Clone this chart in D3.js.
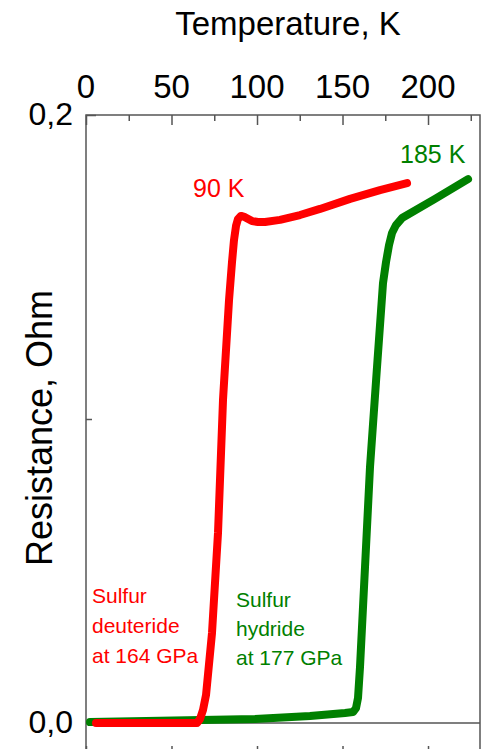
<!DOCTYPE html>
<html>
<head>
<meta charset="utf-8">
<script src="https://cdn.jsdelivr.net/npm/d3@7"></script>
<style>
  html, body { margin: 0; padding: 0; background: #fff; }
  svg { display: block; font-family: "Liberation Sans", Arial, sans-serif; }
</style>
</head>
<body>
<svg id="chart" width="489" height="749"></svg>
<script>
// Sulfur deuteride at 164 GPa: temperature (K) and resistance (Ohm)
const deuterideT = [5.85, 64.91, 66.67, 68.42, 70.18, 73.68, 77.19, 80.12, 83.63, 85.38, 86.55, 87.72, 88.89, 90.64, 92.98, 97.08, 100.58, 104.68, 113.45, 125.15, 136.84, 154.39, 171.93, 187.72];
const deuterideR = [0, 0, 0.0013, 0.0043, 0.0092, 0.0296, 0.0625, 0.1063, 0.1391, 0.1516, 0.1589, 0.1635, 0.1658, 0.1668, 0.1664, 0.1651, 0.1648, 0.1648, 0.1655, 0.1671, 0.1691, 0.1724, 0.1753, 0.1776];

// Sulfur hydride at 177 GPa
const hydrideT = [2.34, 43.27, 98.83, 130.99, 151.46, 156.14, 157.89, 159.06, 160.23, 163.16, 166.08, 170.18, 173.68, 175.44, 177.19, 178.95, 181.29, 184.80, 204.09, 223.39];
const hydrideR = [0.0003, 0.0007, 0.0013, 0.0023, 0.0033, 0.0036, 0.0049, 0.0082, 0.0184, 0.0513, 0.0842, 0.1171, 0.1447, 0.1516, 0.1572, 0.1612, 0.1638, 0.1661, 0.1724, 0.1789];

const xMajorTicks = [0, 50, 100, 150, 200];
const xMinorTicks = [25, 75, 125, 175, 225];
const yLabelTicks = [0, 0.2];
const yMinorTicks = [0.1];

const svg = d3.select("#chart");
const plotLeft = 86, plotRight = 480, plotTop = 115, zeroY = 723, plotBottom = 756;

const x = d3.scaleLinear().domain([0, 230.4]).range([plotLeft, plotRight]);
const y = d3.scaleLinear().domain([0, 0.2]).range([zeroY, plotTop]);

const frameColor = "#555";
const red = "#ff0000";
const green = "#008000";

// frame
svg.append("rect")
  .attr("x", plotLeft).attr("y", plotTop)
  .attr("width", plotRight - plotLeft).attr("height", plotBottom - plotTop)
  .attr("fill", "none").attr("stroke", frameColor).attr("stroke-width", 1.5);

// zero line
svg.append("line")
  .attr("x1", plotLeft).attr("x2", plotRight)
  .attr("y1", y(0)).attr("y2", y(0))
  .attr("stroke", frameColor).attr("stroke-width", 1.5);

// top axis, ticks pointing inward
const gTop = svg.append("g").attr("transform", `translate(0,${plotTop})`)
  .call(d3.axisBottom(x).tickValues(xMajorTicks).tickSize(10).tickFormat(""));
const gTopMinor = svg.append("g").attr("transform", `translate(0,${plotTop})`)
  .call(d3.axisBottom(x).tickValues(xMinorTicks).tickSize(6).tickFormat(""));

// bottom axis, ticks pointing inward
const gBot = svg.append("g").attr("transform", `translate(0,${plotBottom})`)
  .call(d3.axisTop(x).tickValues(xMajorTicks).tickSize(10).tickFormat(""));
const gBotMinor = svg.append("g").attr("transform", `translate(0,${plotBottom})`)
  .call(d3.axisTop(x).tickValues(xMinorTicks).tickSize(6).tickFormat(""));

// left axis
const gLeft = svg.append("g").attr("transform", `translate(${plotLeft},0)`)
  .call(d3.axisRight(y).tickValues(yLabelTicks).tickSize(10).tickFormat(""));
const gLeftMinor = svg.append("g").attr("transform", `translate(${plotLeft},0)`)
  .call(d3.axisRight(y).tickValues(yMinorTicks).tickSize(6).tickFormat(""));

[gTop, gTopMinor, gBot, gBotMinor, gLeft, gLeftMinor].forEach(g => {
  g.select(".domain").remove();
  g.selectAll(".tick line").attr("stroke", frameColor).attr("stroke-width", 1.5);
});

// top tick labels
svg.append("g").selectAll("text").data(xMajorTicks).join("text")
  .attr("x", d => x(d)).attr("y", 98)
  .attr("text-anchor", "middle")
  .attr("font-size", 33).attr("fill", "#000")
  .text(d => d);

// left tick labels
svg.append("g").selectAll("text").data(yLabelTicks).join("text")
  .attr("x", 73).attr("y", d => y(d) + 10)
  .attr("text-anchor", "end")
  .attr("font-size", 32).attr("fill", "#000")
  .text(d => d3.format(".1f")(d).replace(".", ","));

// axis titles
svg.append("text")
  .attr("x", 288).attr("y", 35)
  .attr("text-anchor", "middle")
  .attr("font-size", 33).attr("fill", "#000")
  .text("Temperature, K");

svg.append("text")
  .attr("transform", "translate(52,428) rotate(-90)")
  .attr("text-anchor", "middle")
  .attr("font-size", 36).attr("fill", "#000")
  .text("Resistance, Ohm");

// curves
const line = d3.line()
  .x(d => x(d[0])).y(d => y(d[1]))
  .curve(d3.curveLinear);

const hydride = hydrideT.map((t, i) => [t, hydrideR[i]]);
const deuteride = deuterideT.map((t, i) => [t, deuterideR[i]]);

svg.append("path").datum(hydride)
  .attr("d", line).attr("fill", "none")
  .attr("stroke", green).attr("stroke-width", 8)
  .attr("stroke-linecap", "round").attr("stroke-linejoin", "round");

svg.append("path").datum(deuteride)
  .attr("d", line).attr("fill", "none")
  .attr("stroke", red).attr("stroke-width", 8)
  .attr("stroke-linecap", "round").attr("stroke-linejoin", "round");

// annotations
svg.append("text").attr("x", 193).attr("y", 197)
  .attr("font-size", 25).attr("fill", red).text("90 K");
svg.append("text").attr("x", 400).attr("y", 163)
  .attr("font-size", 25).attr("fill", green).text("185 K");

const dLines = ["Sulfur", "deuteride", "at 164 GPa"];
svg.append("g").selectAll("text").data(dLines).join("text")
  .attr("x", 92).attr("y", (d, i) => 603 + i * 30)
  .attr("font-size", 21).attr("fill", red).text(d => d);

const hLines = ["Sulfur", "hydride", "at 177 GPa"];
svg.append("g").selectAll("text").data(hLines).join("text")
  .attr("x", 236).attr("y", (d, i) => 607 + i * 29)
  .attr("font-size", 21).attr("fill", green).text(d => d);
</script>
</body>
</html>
+++
Using the data above, print every line exactly, omitting pictures.

> [CORRECT OUTPUT]
Clone this chart in D3.js.
<!DOCTYPE html>
<html>
<head>
<meta charset="utf-8">
<script src="https://cdn.jsdelivr.net/npm/d3@7"></script>
<style>
  html, body { margin: 0; padding: 0; background: #fff; }
  svg { display: block; font-family: "Liberation Sans", Arial, sans-serif; }
</style>
</head>
<body>
<svg id="chart" width="489" height="749"></svg>
<script>
// Sulfur deuteride at 164 GPa: temperature (K) and resistance (Ohm)
const deuterideT = [5.85, 64.91, 66.67, 68.42, 70.18, 73.68, 77.19, 80.12, 83.63, 85.38, 86.55, 87.72, 88.89, 90.64, 92.98, 97.08, 100.58, 104.68, 113.45, 125.15, 136.84, 154.39, 171.93, 187.72];
const deuterideR = [0, 0, 0.0013, 0.0043, 0.0092, 0.0296, 0.0625, 0.1063, 0.1391, 0.1516, 0.1589, 0.1635, 0.1658, 0.1668, 0.1664, 0.1651, 0.1648, 0.1648, 0.1655, 0.1671, 0.1691, 0.1724, 0.1753, 0.1776];

// Sulfur hydride at 177 GPa
const hydrideT = [2.34, 43.27, 98.83, 130.99, 151.46, 156.14, 157.89, 159.06, 160.23, 163.16, 166.08, 170.18, 173.68, 175.44, 177.19, 178.95, 181.29, 184.80, 204.09, 223.39];
const hydrideR = [0.0003, 0.0007, 0.0013, 0.0023, 0.0033, 0.0036, 0.0049, 0.0082, 0.0184, 0.0513, 0.0842, 0.1171, 0.1447, 0.1516, 0.1572, 0.1612, 0.1638, 0.1661, 0.1724, 0.1789];

const xMajorTicks = [0, 50, 100, 150, 200];
const xMinorTicks = [25, 75, 125, 175, 225];
const yLabelTicks = [0, 0.2];
const yMinorTicks = [0.1];

const svg = d3.select("#chart");
const plotLeft = 86, plotRight = 480, plotTop = 115, zeroY = 723, plotBottom = 756;

const x = d3.scaleLinear().domain([0, 230.4]).range([plotLeft, plotRight]);
const y = d3.scaleLinear().domain([0, 0.2]).range([zeroY, plotTop]);

const frameColor = "#555";
const red = "#ff0000";
const green = "#008000";

// frame
svg.append("rect")
  .attr("x", plotLeft).attr("y", plotTop)
  .attr("width", plotRight - plotLeft).attr("height", plotBottom - plotTop)
  .attr("fill", "none").attr("stroke", frameColor).attr("stroke-width", 1.5);

// zero line
svg.append("line")
  .attr("x1", plotLeft).attr("x2", plotRight)
  .attr("y1", y(0)).attr("y2", y(0))
  .attr("stroke", frameColor).attr("stroke-width", 1.5);

// top axis, ticks pointing inward
const gTop = svg.append("g").attr("transform", `translate(0,${plotTop})`)
  .call(d3.axisBottom(x).tickValues(xMajorTicks).tickSize(10).tickFormat(""));
const gTopMinor = svg.append("g").attr("transform", `translate(0,${plotTop})`)
  .call(d3.axisBottom(x).tickValues(xMinorTicks).tickSize(6).tickFormat(""));

// bottom axis, ticks pointing inward
const gBot = svg.append("g").attr("transform", `translate(0,${plotBottom})`)
  .call(d3.axisTop(x).tickValues(xMajorTicks).tickSize(10).tickFormat(""));
const gBotMinor = svg.append("g").attr("transform", `translate(0,${plotBottom})`)
  .call(d3.axisTop(x).tickValues(xMinorTicks).tickSize(6).tickFormat(""));

// left axis
const gLeft = svg.append("g").attr("transform", `translate(${plotLeft},0)`)
  .call(d3.axisRight(y).tickValues(yLabelTicks).tickSize(10).tickFormat(""));
const gLeftMinor = svg.append("g").attr("transform", `translate(${plotLeft},0)`)
  .call(d3.axisRight(y).tickValues(yMinorTicks).tickSize(6).tickFormat(""));

[gTop, gTopMinor, gBot, gBotMinor, gLeft, gLeftMinor].forEach(g => {
  g.select(".domain").remove();
  g.selectAll(".tick line").attr("stroke", frameColor).attr("stroke-width", 1.5);
});

// top tick labels
svg.append("g").selectAll("text").data(xMajorTicks).join("text")
  .attr("x", d => x(d)).attr("y", 98)
  .attr("text-anchor", "middle")
  .attr("font-size", 33).attr("fill", "#000")
  .text(d => d);

// left tick labels
svg.append("g").selectAll("text").data(yLabelTicks).join("text")
  .attr("x", 73).attr("y", d => y(d) + 10)
  .attr("text-anchor", "end")
  .attr("font-size", 32).attr("fill", "#000")
  .text(d => d3.format(".1f")(d).replace(".", ","));

// axis titles
svg.append("text")
  .attr("x", 288).attr("y", 35)
  .attr("text-anchor", "middle")
  .attr("font-size", 33).attr("fill", "#000")
  .text("Temperature, K");

svg.append("text")
  .attr("transform", "translate(52,428) rotate(-90)")
  .attr("text-anchor", "middle")
  .attr("font-size", 36).attr("fill", "#000")
  .text("Resistance, Ohm");

// curves
const line = d3.line()
  .x(d => x(d[0])).y(d => y(d[1]))
  .curve(d3.curveLinear);

const hydride = hydrideT.map((t, i) => [t, hydrideR[i]]);
const deuteride = deuterideT.map((t, i) => [t, deuterideR[i]]);

svg.append("path").datum(hydride)
  .attr("d", line).attr("fill", "none")
  .attr("stroke", green).attr("stroke-width", 8)
  .attr("stroke-linecap", "round").attr("stroke-linejoin", "round");

svg.append("path").datum(deuteride)
  .attr("d", line).attr("fill", "none")
  .attr("stroke", red).attr("stroke-width", 8)
  .attr("stroke-linecap", "round").attr("stroke-linejoin", "round");

// annotations
svg.append("text").attr("x", 193).attr("y", 197)
  .attr("font-size", 25).attr("fill", red).text("90 K");
svg.append("text").attr("x", 400).attr("y", 163)
  .attr("font-size", 25).attr("fill", green).text("185 K");

const dLines = ["Sulfur", "deuteride", "at 164 GPa"];
svg.append("g").selectAll("text").data(dLines).join("text")
  .attr("x", 92).attr("y", (d, i) => 603 + i * 30)
  .attr("font-size", 21).attr("fill", red).text(d => d);

const hLines = ["Sulfur", "hydride", "at 177 GPa"];
svg.append("g").selectAll("text").data(hLines).join("text")
  .attr("x", 236).attr("y", (d, i) => 607 + i * 29)
  .attr("font-size", 21).attr("fill", green).text(d => d);
</script>
</body>
</html>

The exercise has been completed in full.